Another factor that may be noticed is that Promila had filed a suit (Annexure P18) with regard to part of the property against the Haryana Wakf Board claiming declaration with consequential relief of permanent injunction. It was stated by the plaintiff Promila that she had purchased a shop measuring 25 sq. yds as detailed in the plaint for sale consideration of Rs.1,47,000/- vide sale deed dated 4.12.1997 which was under the ownership and possession of Kushi Ram son of CWP No. 13017 of 2006 -10- Dewan Chand (petitioner No.2) who was vendor/father of the plaintiff Promila. It was stated that on the date of purchase i.e. on 4.12.1997, the plaintiff Promila took possession of the shop and since then she is the owner of the shop. Kushi Ram the original owner of the above said shop had purchased plot No.86-C/B-VI-Sonepat through deed of conveyance dated 13.7.1955 executed by the President of India. The suit filed by Promila against the Haryana Wakf Board has been decreed vide judgment and decree dated 10.11.2008 (Annexure P20) passed by the learned Additional District Judge, Sonepat. It was held that the suit property was not Wakf property and the judgment and decree dated 6.5.2006 (Annexure P15) was not binding on the rights of the plaintiff Promila because the suit property was not covered by the said judgment. The property which is purchased by Promila is a part of the present suit property. In the said case it has been held by the learned Additional District Judge vide judgment and decree dated 10.11.2008 (Annexure P20) that the property which was purchased by Promila is not part of Wakf and neither is the judgment dated 6.5.2006 (Annexure P15) binding on her rights. Therefore, evidently there are discrepancies with regard to the identity of the property and it has indeed not been established. This Court in exercise of its writ jurisdiction is not to embark upon an inquiry to establish the identity of the property in dispute for this is the domain of the Tribunal constituted under the Wakf Act. In Rukmanand Bairoliya v. State of Bihar (Supra), it was held that findings of the revenue authorities based on pure assumptions and conjectures and on no evidence whatsoever should be quashed.
In the present case there is no material to clearly identify or establish the property and whether it is same property from which eviction has been sought.
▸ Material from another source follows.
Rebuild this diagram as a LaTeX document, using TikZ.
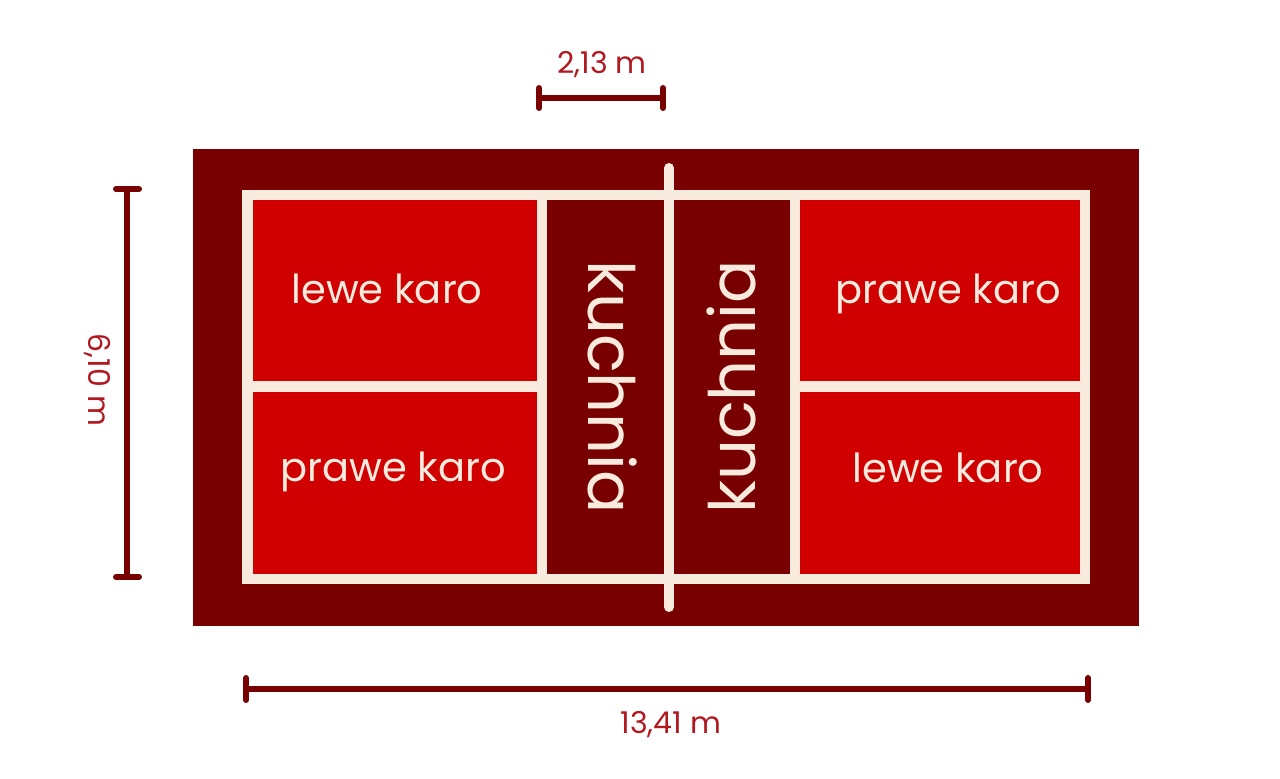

In any case, this Court is not to embark into an inquiry of identifying the property for that is the domain of the Tribunal. Therefore, it would be just and expedient that the said exercise is carried out by the Tribunal itself.
CWP No. 13017 of 2006 -11-
Accordingly, the writ petition is allowed. The impugned judgment and decree dated 6.5.2006 (Annexure P15) is quashed and the matter is remanded back to the Tribunal to identify the property. The parties shall be at liberty to produce additional documents and material on record, if necessary. The parties through their counsel shall appear before the Tribunal on 5.10.2009. Keeping in view the fact that the matter has been considerably delayed, it is hoped that the learned Tribunal would decide the case as expeditiously as possible and preferably within six months from the date the parties put in their appearance.